One of the biggest issues Klein has found when it comes to pitching Substacks is convincing her clients that this is worth their time. After all, even big Substacks don’t have the cache of The New York Times or TechCrunch. But it does include many journalists who used to work at those outlets.

That resistance can be overcome by simply pointing to the many prominent people who have been interviewed by Substack journalists. Patterson, for instance, already has Bill Clinton lined up as an interviewee on his new Substack. So, if it’s good enough for the likes of a former president, it’s probably good enough for your principal.

Sharing metrics can also help overcome wariness — though nailing those down can be tricky. It used to be easy to share viewership data or newspaper circulation, but getting that information is harder in a digital world. Substacks are no exception.

Some newsletters do share media kits, Klein said, that include their circulation figures, open and clickthrough rates and more. But even absent those concrete numbers, there are a few ways you can reverse engineer data points. Looking at social shares and the engagement there, for instance, can help give you an idea of how the content spreads beyond its core platform. She also finds that frequently, Substack will create its own ecosystem, with creators sharing content from one to the next.

“I think that Substacks are somewhat akin to a syndicate,” she said, likening it to Yahoo and even the old days of Scripps-Howard.

The risks of a Substack

While Substacks have many benefits, they also have some drawbacks from a PR perspective. The same freedom that writers crave from the platform can mean a lack of checks and balances, without the traditional editorial heft to rein them back in. It also means that each Substack can be very personality-driven, relying on the personal brand of each journalist to get readers. That might mean a looser tone than you could expect from traditional media.

“You might get some of those one-line zingers … because they’re able to do that where (before) that might have get gotten edited out,” Klein said.

Because of that, Substacks might be a better fit for pitching more B2C or less regulated industries. It might be worth a pause before going all-in with your pharmaceutical or financial services client, Klein said.

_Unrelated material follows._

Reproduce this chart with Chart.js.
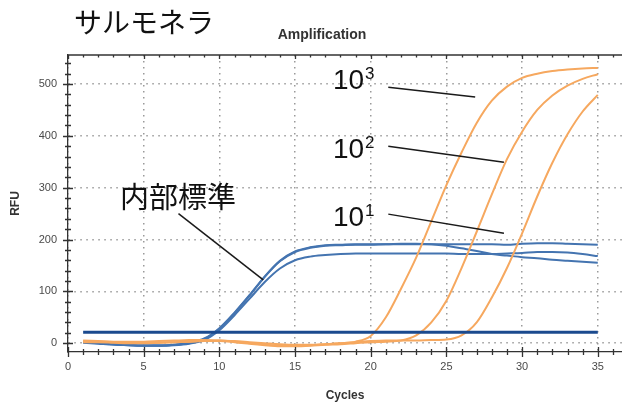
<!DOCTYPE html>
<html>
<head>
<meta charset="utf-8">
<script src="https://cdn.jsdelivr.net/npm/chart.js@4"></script>
<style>
  html, body { margin: 0; padding: 0; background: #fff; }
  #wrap { width: 622px; height: 405px; position: relative; }
</style>
</head>
<body>
<div id="wrap"><canvas id="c"></canvas></div>
<script>
// Cycle numbers
const cycles = [1,2,3,4,5,6,7,8,9,10,11,12,13,14,15,16,17,18,19,20,21,22,23,24,25,26,27,28,29,30,31,32,33,34,35];

// Salmonella target, 10^3 / 10^2 / 10^1 copies (RFU per cycle)
const target1e3 = [4,3,2,2,1,1,2,3,5,5,3,0,-3,-5,-5,-4,-2,0,3,14,50,105,165,235,305,368,425,468,495,512,520,525,528,530,531];
const target1e2 = [2,2,1,0,0,1,2,3,4,4,2,-1,-4,-6,-6,-5,-3,-2,0,2,3,5,15,40,82,145,215,287,355,408,450,478,497,510,519];
const target1e1 = [5,4,3,3,3,4,5,6,6,5,4,2,0,-2,-3,-3,-2,0,2,4,5,5,5,6,7,15,40,88,145,212,283,348,403,447,479];

// Internal control, one trace per well
const control1 = [3,1,-1,-3,-4,-4,-3,0,8,28,58,92,128,158,176,184,188,189,190,190,191,191,191,191,191,191,191,191,190,192,193,193,192,191,190];
const control2 = [2,0,-2,-4,-5,-5,-3,1,9,29,59,93,129,159,177,185,189,190,191,191,191,192,192,191,188,183,178,172,169,166,164,161,159,157,155];
const control3 = [1,-1,-3,-4,-5,-5,-4,-1,6,25,54,86,118,144,160,167,170,172,173,173,173,173,173,173,173,172,172,172,173,174,176,176,175,172,168];

// Threshold line
const thresholdRFU = 21;
const thresholdSpan = [1, 35];

// Axis tick values
const xTickStep = 5;
const yTickStep = 100;

const pts = arr => arr.map((v, i) => ({ x: cycles[i], y: v }));

// Callout labels and their leader lines, in data units (cycle, RFU)
const callouts = [
  { base: '10', sup: '3', at: [17.5, 490], from: [21.16, 494], to: [26.9, 475] },
  { base: '10', sup: '2', at: [17.5, 357], from: [21.16, 380], to: [28.8, 349] },
  { base: '10', sup: '1', at: [17.5, 226], from: [21.16, 249], to: [28.8, 212] },
  { base: '内部標準', sup: '', at: [3.44, 282], from: [7.3, 250], to: [12.9, 122] }
];

const ORANGE = '#f6a85f';
const BLUE = '#4474b0';
const NAVY = '#1b4a8e';
const AXIS = '#333';

const lineDs = (label, arr, color, order) => ({
  label, data: pts(arr), borderColor: color, borderWidth: 2, pointRadius: 0,
  cubicInterpolationMode: 'monotone', fill: false, order
});

const decor = {
  id: 'decor',
  afterDatasetsDraw(chart) {
    const { ctx, chartArea: a, scales: { x, y } } = chart;
    ctx.save();
    ctx.strokeStyle = AXIS;
    ctx.lineWidth = 1.3;
    // top frame line
    ctx.beginPath();
    ctx.moveTo(a.left, a.top); ctx.lineTo(a.right, a.top);
    ctx.stroke();
    // x ticks: every cycle, bigger every 5
    ctx.beginPath();
    for (let c = 0; c <= x.max; c++) {
      const px = Math.round(x.getPixelForValue(c)) + 0.5;
      const major = c % xTickStep === 0;
      const l = major ? 5 : 3;
      ctx.moveTo(px, a.bottom - l); ctx.lineTo(px, a.bottom + l);
      ctx.moveTo(px, a.top); ctx.lineTo(px, a.top + (major ? 4 : 2.5));
    }
    // y ticks: every 20 RFU, bigger every 100
    for (let v = 0; v <= y.max; v += 20) {
      const py = Math.round(y.getPixelForValue(v)) + 0.5;
      const l = v % yTickStep === 0 ? 5 : 3;
      ctx.moveTo(a.left - l, py); ctx.lineTo(a.left + l, py);
    }
    for (let v = -20; v >= y.min; v -= 20) {
      const py = Math.round(y.getPixelForValue(v)) + 0.5;
      ctx.moveTo(a.left - 3, py); ctx.lineTo(a.left + 3, py);
    }
    ctx.stroke();
    ctx.restore();
  },
  afterDraw(chart) {
    const { ctx, scales: { x, y } } = chart;
    ctx.save();
    // heading
    ctx.fillStyle = '#111';
    ctx.textBaseline = 'middle';
    ctx.textAlign = 'left';
    ctx.font = '28px "Noto Sans CJK JP"';
    ctx.fillText('サルモネラ', 74, 22);
    ctx.fillStyle = '#333';
    ctx.textAlign = 'center';
    ctx.font = 'bold 14px "Liberation Sans"';
    ctx.fillText('Amplification', 322, 35);

    // callouts
    ctx.strokeStyle = '#1a1a1a';
    ctx.lineWidth = 1.5;
    ctx.fillStyle = '#111';
    ctx.textAlign = 'left';
    for (const c of callouts) {
      const tx = x.getPixelForValue(c.at[0]);
      const ty = y.getPixelForValue(c.at[1]);
      if (c.sup) {
        ctx.textBaseline = 'alphabetic';
        ctx.font = '28px "Liberation Sans"';
        ctx.fillText(c.base, tx, ty);
        const w = ctx.measureText(c.base).width;
        ctx.font = '17px "Liberation Sans"';
        ctx.fillText(c.sup, tx + w + 1, ty - 10);
      } else {
        ctx.textBaseline = 'middle';
        ctx.font = '29px "Noto Sans CJK JP"';
        ctx.fillText(c.base, tx, ty);
      }
      ctx.beginPath();
      ctx.moveTo(x.getPixelForValue(c.from[0]), y.getPixelForValue(c.from[1]));
      ctx.lineTo(x.getPixelForValue(c.to[0]), y.getPixelForValue(c.to[1]));
      ctx.stroke();
    }
    ctx.restore();
  }
};

new Chart(document.getElementById('c'), {
  type: 'line',
  data: {
    datasets: [
      {
        label: 'Threshold',
        data: thresholdSpan.map(c => ({ x: c, y: thresholdRFU })),
        borderColor: NAVY, borderWidth: 3, pointRadius: 0, fill: false, order: 0
      },
      lineDs('10^3', target1e3, ORANGE, 1),
      lineDs('10^2', target1e2, ORANGE, 1),
      lineDs('10^1', target1e1, ORANGE, 1),
      lineDs('IC 1', control1, BLUE, 2),
      lineDs('IC 2', control2, BLUE, 2),
      lineDs('IC 3', control3, BLUE, 2)
    ]
  },
  options: {
    responsive: true,
    maintainAspectRatio: false,
    animation: false,
    layout: { padding: { top: 55, right: 0, left: 0, bottom: 0 } },
    plugins: { legend: { display: false }, title: { display: false }, tooltip: { enabled: false } },
    scales: {
      x: {
        type: 'linear',
        min: 0, max: 36.6,
        afterFit: s => { s.height = 53; },
        ticks: { stepSize: xTickStep, includeBounds: false, color: '#4a4a4a', padding: 8,
                 font: { family: 'Liberation Sans', size: 11 } },
        grid: { color: '#9a9a9a', lineWidth: 1.5, drawTicks: false },
        border: { display: true, color: AXIS, width: 1.3, dash: [1.5, 4.5] },
        title: { display: true, text: 'Cycles', color: '#333',
                 font: { family: 'Liberation Sans', size: 12, weight: 'bold' },
                 padding: { top: 0, bottom: 2 } }
      },
      y: {
        min: -17, max: 556,
        afterFit: s => { s.width = 68; },
        ticks: { stepSize: yTickStep, includeBounds: false, color: '#4a4a4a', padding: 11,
                 font: { family: 'Liberation Sans', size: 11 } },
        grid: { color: '#9a9a9a', lineWidth: 1.5, drawTicks: false },
        border: { display: true, color: AXIS, width: 1.3, dash: [1.5, 4.5] },
        title: { display: true, text: 'RFU', color: '#333',
                 font: { family: 'Liberation Sans', size: 12, weight: 'bold' },
                 padding: { top: 8, bottom: 0 } }
      }
    }
  },
  plugins: [decor]
});
</script>
</body>
</html>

But it all comes back to researching and knowing the outlet you’re pitching.

“You might test and learn with a smaller announcement, not a C-suite executive, just to start,” Klein said.”

Good media relations is good media relations

Substack is essentially a platform, like TikTok or Instagram, that is home to thousands of individual newsrooms. There is no “pitching Substack,” but rather pitching the many publications that call the platform home.

And the same principles that apply to pitching Substack authors also apply to pitching most other media sources.

Just like traditional journalism, Klein said, Substackers cover different topics in different ways. Some might lean toward reported features, while others might do more Skimm-esque roundups that link out without doing an interview. Some might be open to being pitched while others are not.

“Do your research,” Klein urged. “Identify the Substacks, understand their format, flow, cadence. Are they analysis versus feature versus commentary versus roundup? Then reach out.”

Then, it’s a matter of nurturing that relationship into the future.